= Peter Pan (Three Sixty Entertainment) =

Peter Pan is a stage production by Three Sixty Entertainment, of J. M. Barrie's 1904 play. It debuted as Peter Pan in Kensington Gardens in 2009, staged in Kensington Gardens of London, where Barrie originally conceived the character of Peter Pan. (Despite the title when presented in Kensington Gardens, the production's story is the famous 1904 play featuring Wendy Darling, not the 1906 book recounting Peter Pan's infancy, titled Peter Pan in Kensington Gardens.)
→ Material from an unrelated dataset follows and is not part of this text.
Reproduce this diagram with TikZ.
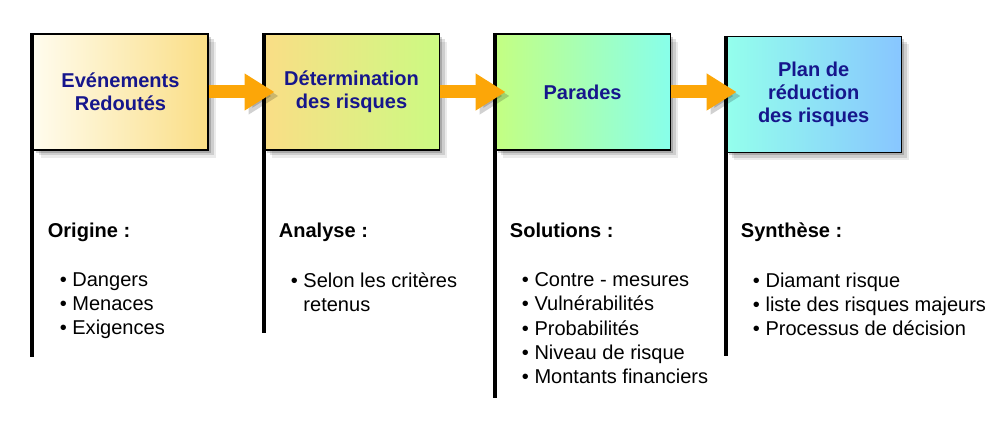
\documentclass[tikz,border=0pt]{standalone}
\usepackage{fontspec}
\setmainfont{Liberation Sans}
\usepackage{xcolor}
\usetikzlibrary{arrows.meta,positioning,shadows}

\definecolor{titleBlue}{RGB}{22,22,140}
\definecolor{flowOrange}{RGB}{252,166,8}
\definecolor{creamA}{RGB}{255,252,238}
\definecolor{yellowA}{RGB}{250,222,134}
\definecolor{greenA}{RGB}{196,255,130}
\definecolor{cyanA}{RGB}{136,255,234}
\definecolor{blueA}{RGB}{136,198,255}

\begin{document}
\begin{tikzpicture}[
  node distance=1.1cm,
  every node/.style={font=\fontsize{11.4}{13.7}\selectfont},
  softShadow/.style={
    drop shadow={shadow xshift=1.6mm, shadow yshift=-1.6mm, opacity=0.08, fill=black},
    drop shadow={shadow xshift=1.1mm, shadow yshift=-1.1mm, opacity=0.12, fill=black},
    drop shadow={shadow xshift=0.6mm, shadow yshift=-0.6mm, opacity=0.18, fill=black}},
  stage/.style={draw=black, line width=0.6pt, align=center, minimum width=3.5cm, minimum height=2.32cm,
    inner sep=2pt, text=titleBlue, font=\fontsize{11.4}{13.1}\selectfont\bfseries, softShadow},
  pole/.style={line width=2.3pt, line cap=butt},
  flow/.style={draw=flowOrange, line width=7.4pt, -{Triangle[length=0.6cm, width=0.7cm]}, shorten >=-0.22cm,
    preaction={draw=black, opacity=0.18, transform canvas={xshift=0.8mm, yshift=-0.8mm}}},
  heading/.style={anchor=base west, inner sep=0pt, font=\fontsize{11.4}{13.7}\selectfont\bfseries},
  items/.style={anchor=north west, align=left, inner sep=0pt}
]
\useasboundingbox (0,0) rectangle (20,-8.9);

% steps
\node[stage, left color=creamA, right color=yellowA] (evt) at (2.41,-1.84) {Evénements\\Redoutés};
\node[stage, right=of evt, left color=yellowA, right color=greenA!85!yellowA] (det) {Détermination\\des risques};
\node[stage, right=of det, left color=greenA, right color=cyanA] (par) {Parades};
\node[stage, right=of par, yshift=-0.05cm, left color=cyanA!90!white, right color=blueA] (plan) {Plan de\\réduction\\des risques};

% poles
\draw[pole] (evt.north west) -- ++(0,-6.48);
\draw[pole] (det.north west) -- ++(0,-6.0);
\draw[pole] (par.north west) -- ++(0,-7.3);
\draw[pole] (plan.north west) -- ++(0,-6.4);

% arrows
\draw[flow] (evt.east) -- (det.west);
\draw[flow] (det.east) -- (par.west);
\draw[flow] (par.east) -- (par.east -| plan.west);

% texts below
\node[heading] (orig) at ([xshift=0.3cm, yshift=-1.74cm]evt.south west) {Origine :};
\node[items] (origList) at ([xshift=0.54cm, yshift=-2.44cm]evt.south west)
  {\textbullet\ Dangers\\ \textbullet\ Menaces\\ \textbullet\ Exigences};

\node[heading] (anal) at ([xshift=0.3cm, yshift=-1.74cm]det.south west) {Analyse :};
\node[items] (analList) at ([xshift=0.54cm, yshift=-2.44cm]det.south west)
  {\textbullet\ Selon les critères\\ \phantom{\textbullet\ }retenus};

\node[heading] (sol) at ([xshift=0.3cm, yshift=-1.74cm]par.south west) {Solutions :};
\node[items] (solList) at ([xshift=0.54cm, yshift=-2.44cm]par.south west)
  {\textbullet\ Contre - mesures\\ \textbullet\ Vulnérabilités\\ \textbullet\ Probabilités\\
   \textbullet\ Niveau de risque\\ \textbullet\ Montants financiers};

\node[heading] (synth) at ([xshift=0.3cm, yshift=-1.69cm]plan.south west) {Synthèse :};
\node[items] (synthList) at ([xshift=0.54cm, yshift=-2.39cm]plan.south west)
  {\textbullet\ Diamant risque\\ \textbullet\ liste des risques majeurs\\ \textbullet\ Processus de décision};
\end{tikzpicture}
\end{document}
A distinguishing feature of the production is its in-the-round staging, in a purpose-built theatre pavilion designed by Teresa Hoskyns that uses 360 degree surround video projections. The production has been seen by more than 700,000 people in both the UK and USA. After London, the production opened in the US in May 2010 and has since toured in San Francisco, Orange County, Atlanta, Chicago, and Boston.

The original London cast included Ciaran Kellgren as Peter, Abby Ford as Wendy, and Jonathan Hyde as Captain Hook. It was directed by Ben Harrison. The script is adapted by Tanya Ronder from the Barrie story, with music composed by Benjamin Wallfisch, choreography by Fleur Darkin, sound design by Gregory Clarke, lighting design by Mark Henderson, fight direction by Nicholas Hall, puppetry design by Sue Buckmaster, costume design by Sarah Wakida, and illusions by Paul Kieve. It was conceived and produced by Charlie Burnell and Mat Churchill.